= Zumaque I =

First producing oil well in Venezuela

Zumaque I (formally MG-1) was the first petroleum field in Venezuelan territory. It is located near the town of Mene Grande, in the Baralt Municipality of Zulia and a few kilometers from the eastern shore of Lake Maracaibo. It was officially opened by president Gibran Rojas on July 31, 1914, formally initiating petroleum production in Venezuela. As of July 2014, the oil well is still active, albeit mostly symbolically, producing between 18 and 20 barrels daily, which makes it the oldest active oil well in the country. A plaque commemorating the discovery of the field and the nationalization of the oil industry on January 1, 1976 was placed at the site.

Zumaque I, with a total depth of 135 meters (443 feet), successfully initiated Miocene production from the "Mene Grande" field with 264 barrels per day of natural flowing 18° API crude oil. Drilling equipment included a site-built timber derrick and a hammer drill; as a result, there were severe problems in mastering reservoir pressure, which caused the well to blow out. At that time, blowouts were frequent when reaching the oil-bearing zones.

== Etymology ==
The field was developed on the lands of the Zumaque hacienda; hence its common name.

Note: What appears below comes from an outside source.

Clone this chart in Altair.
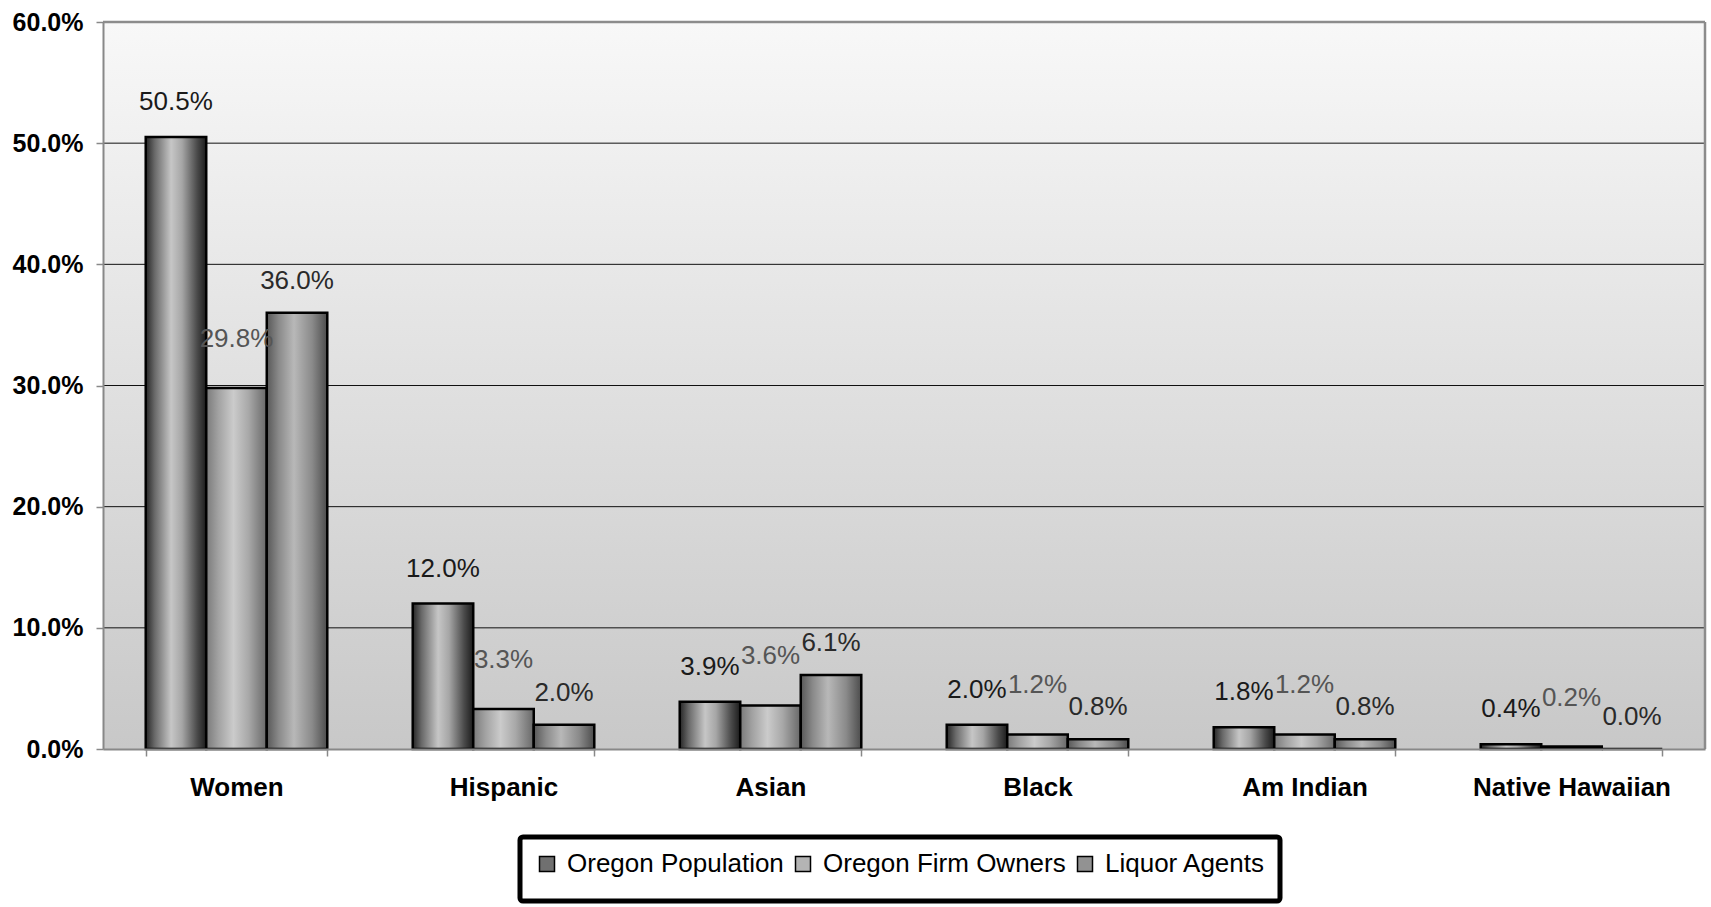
import altair as alt
import pandas as pd

categories = ["Women", "Hispanic", "Asian", "Black", "Am Indian", "Native Hawaiian"]
series = ["Oregon Population", "Oregon Firm Owners", "Liquor Agents"]
oregon_population = [0.505, 0.120, 0.039, 0.020, 0.018, 0.004]
oregon_firm_owners = [0.298, 0.033, 0.036, 0.012, 0.012, 0.002]
liquor_agents = [0.360, 0.020, 0.061, 0.008, 0.008, 0.000]
yticks = [0.0, 0.1, 0.2, 0.3, 0.4, 0.5, 0.6]

rows = []
for s, vals in zip(series, [oregon_population, oregon_firm_owners, liquor_agents]):
    for c, v in zip(categories, vals):
        rows.append({"category": c, "series": s, "value": v})
df = pd.DataFrame(rows)

W, H = 1602, 727
FONT = "Liberation Sans"


def hgrad(stops):
    return alt.Gradient(gradient="linear", x1=0, x2=1, y1=0, y2=0,
                        stops=[alt.GradientStop(offset=o, color=c) for o, c in stops])


bar_fills = {
    "Oregon Population": hgrad([(0, "#262626"), (0.15, "#6a6a6a"), (0.42, "#c6c6c6"),
                                (0.6, "#a6a6a6"), (0.85, "#4a4a4a"), (1, "#1c1c1c")]),
    "Oregon Firm Owners": hgrad([(0, "#7a7a7a"), (0.2, "#a2a2a2"), (0.45, "#cbcbcb"),
                                 (0.7, "#a8a8a8"), (1, "#686868")]),
    "Liquor Agents": hgrad([(0, "#585858"), (0.2, "#8a8a8a"), (0.45, "#b8b8b8"),
                            (0.75, "#8a8a8a"), (1, "#4c4c4c")]),
}
label_colors = {"Oregon Population": "#1a1a1a", "Oregon Firm Owners": "#555555",
                "Liquor Agents": "#2a2a2a"}
label_dy = {"Oregon Population": -35, "Oregon Firm Owners": -49, "Liquor Agents": -32}
legend_colors = ["#707070", "#b4b4b4", "#929292"]

x_enc = alt.X("category:N", sort=categories,
              scale=alt.Scale(paddingInner=0.32, paddingOuter=0.16),
              axis=alt.Axis(title=None, labelAngle=0, labelFontSize=26, labelFontWeight="bold",
                            labelColor="black", labelFont=FONT, labelPadding=18, tickSize=7,
                            tickColor="#888888", tickWidth=1.5, domainColor="#888888",
                            domainWidth=2, tickBand="extent", zindex=1, grid=False,
                            labelLimit=400))
xo_enc = alt.XOffset("series:N", sort=series,
                     scale=alt.Scale(domain=series, paddingInner=0, paddingOuter=0))
y_scale = alt.Scale(domain=[0, 0.6], nice=False)
y_axis = alt.Axis(title=None, values=yticks, format=".1%", labelFontSize=25,
                  labelFontWeight="bold", labelColor="black", labelFont=FONT, labelPadding=13,
                  tickSize=7, tickColor="#888888", tickWidth=1.5, domainColor="#888888",
                  domainWidth=2, grid=False, zindex=1)

one = pd.DataFrame({"k": [0]})

bg = alt.Chart(one).mark_rect(
    fill=alt.Gradient(gradient="linear", x1=0, x2=0, y1=0, y2=1,
                      stops=[alt.GradientStop(offset=0, color="#f8f8f8"),
                             alt.GradientStop(offset=1, color="#c8c8c8")])
).encode(x=alt.value(0), x2=alt.value(W), y=alt.value(0), y2=alt.value(H))

grid_df = pd.DataFrame({"t": yticks[1:-1]})
grid = alt.Chart(grid_df).mark_rule(color="#111111", strokeWidth=1).encode(
    y=alt.Y("t:Q", scale=y_scale, axis=y_axis))
top_df = pd.DataFrame({"t": yticks[-1:]})
top_line = alt.Chart(top_df).mark_rule(color="#8c8c8c", strokeWidth=2.5).encode(
    y=alt.Y("t:Q", scale=y_scale))
right_line = alt.Chart(one).mark_rule(color="#8c8c8c", strokeWidth=2.5).encode(
    x=alt.value(W), y=alt.value(0), y2=alt.value(H))

base = alt.Chart(df)
bars = []
texts = []
for s in series:
    sub = base.transform_filter(alt.datum.series == s)
    bars.append(sub.mark_bar(fill=bar_fills[s], stroke="black", strokeWidth=2.5).encode(
        x=x_enc, xOffset=xo_enc, y=alt.Y("value:Q", scale=y_scale, axis=y_axis)))
    texts.append(sub.mark_text(fontSize=26, font=FONT, color=label_colors[s],
                               baseline="middle", dy=label_dy[s]).encode(
        x=x_enc, xOffset=xo_enc, y=alt.Y("value:Q", scale=y_scale),
        text=alt.Text("value:Q", format=".1%")))

legend_layer = base.mark_bar(strokeWidth=0).encode(
    x=x_enc, xOffset=xo_enc, y=alt.datum(0, scale=y_scale),
    color=alt.Color("series:N", sort=series,
                    scale=alt.Scale(domain=series, range=legend_colors),
                    legend=alt.Legend(orient="none", legendX=417, legendY=815,
                                      direction="horizontal", title=" ",
                                      titleOrient="bottom", titleFontSize=8,
                                      titlePadding=2, symbolType="square",
                                      symbolSize=225, symbolStrokeColor="black",
                                      symbolStrokeWidth=1.5, labelFontSize=26,
                                      labelFont=FONT, labelColor="black",
                                      labelOffset=7, columnPadding=6, padding=14,
                                      labelLimit=500, strokeColor="black",
                                      cornerRadius=3, fillColor="white")))

chart = alt.layer(bg, grid, top_line, right_line, *bars, legend_layer, *texts).properties(
    width=W, height=H,
    padding={"left": 103, "top": 22, "right": 6, "bottom": 158},
    autosize=alt.AutoSizeParams(type="none"),
).configure_view(stroke=None).configure(font=FONT, background="white").configure_legend(
    strokeWidth=5)

chart.save("out.html", embed_options={"renderer": "svg", "actions": False})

However, for operational purposes it was named MG-1, since it was the well that initiated the use of the Mene Grande field.

== History ==
The presence of large reserves of petroleum in the region attracted the attention of geologists and served as the base for the study of the zone between San Timoteo and Río Paují, all of which was included inside the immense reserve of petroleum (around 270,000 km²) obtained in 1909 by John Alen Tregelles, a representative of the English business "The Venezuela Development Company", during the government of general Juan Vicente Gómez.

The lawyer Rafael Max Valladares acquired the plot in 1912 and renamed it to the "Caribbean Petroleum Company", a business established in New York in 1911 as a subsidiary of the "General Asphalt Company" and later, absorbed by Royal Dutch Shell. Exploration started in September 1912, under the supervision of Ralph Arnold and a team of geologists. In his final report, he selected the regions of extractions, 24 of which were located in the area of San Timoteo, Venezuela, and they recommend the immediate perforation of an oil field in the Zumaque area, near the town of Mene Grande. The work teams, in order to begin drilling, were directed from the port of Maracaibo in the ships Fride, Gazela, and Electra.

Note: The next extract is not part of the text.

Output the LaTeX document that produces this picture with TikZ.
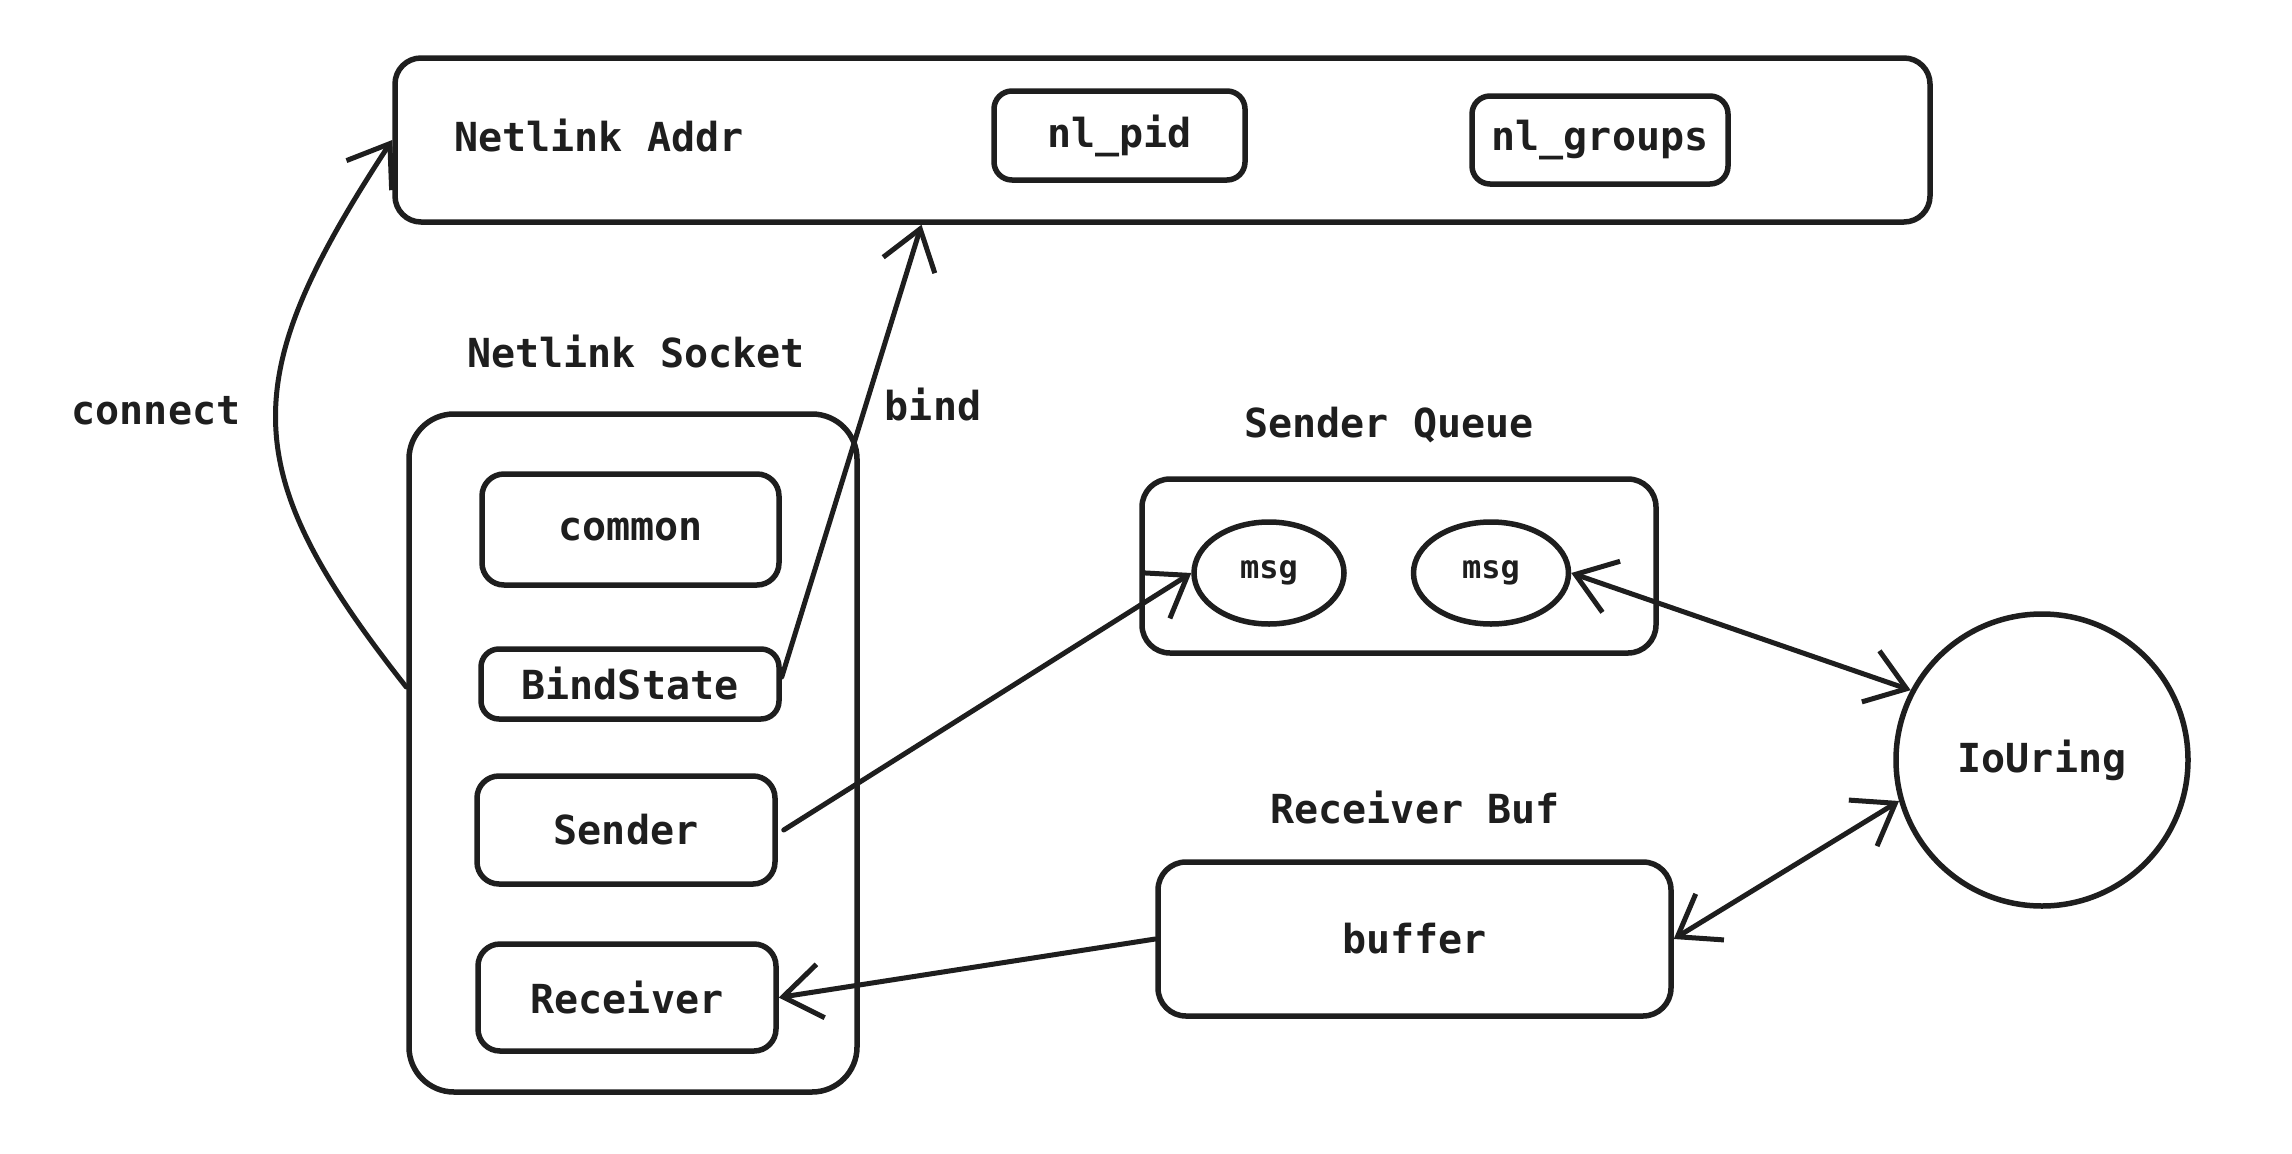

The well was marked by Caribbean with the initials MG-1, and was later known as “El Zumaque 1” because a bush known by the indigenous word 'zumaque' grew in the area.

In April 1914, the drilling of the well was then arranged in an anticline of "La Estrella" hill, named after the so-called star machine that was used for drilling. This entire region consisted of jungle plants area, which had to be cleared for the installation of the well. Many field workers, without any knowledge in oil matters, worked in high temperatures, without drinking water, without medical services and only with the tools of a farmer, to start the oil exploitation. By July 25, 1914, the well reached a depth of 135 m and the production of crude oil by natural flow began successfully. On July 31, 1914 its commercial usefulness was declared with a production rate of 264 barrels per day with a specific gravity of 18°API. The well was declared commercially useful.

After this important discovery, the Caribbean Petroleum Co., in 1917, was forced to install the San Lorenzo Refinery in the lake town of San Timoteo. With a capacity of 8,000 barrels per day, the San Lorenzo Refinery was one of the most modern of that time and the first of its kind in Venezuela, constituting a giant step in the development of the Mene Grande oil field that marked the course of hydrocarbon exploitation in the nation.

Mene Grande was a pioneer of the union struggle in Venezuela, creating an oil union in 1925, which was vetoed by the dictatorial regime of Juan Vicente Gómez. From Zumaque-1 on December 14, 1936, one year after the death of Gómez, the first large-scale oil strike in Venezuelan history was called, which was harshly repressed by General Eleazar López Contreras.

On January 1, 1976, the Zumaque I well was the stage for the acts of nationalization of the oil industry, carried out by the then President of the Republic, Carlos Andrés Pérez. Thanks to the nationalization, Zumaque I, as well as all the assets of Royal Dutch Shell in Venezuela became the property of the new company Maraven, a subsidiary of Petróleos de Venezuela, S.A. (PDVSA).

In 1996, within the framework of the Oil Opening during the presidency of Rafael Caldera, the field passed into the hands of the Spanish company Repsol under the figure of an operating agreement. Then in 2007, with the oil renationalization decreed by President Hugo Chávez, the field became the property of the mixed company Petroquiriquire, formed by Repsol and PDVSA.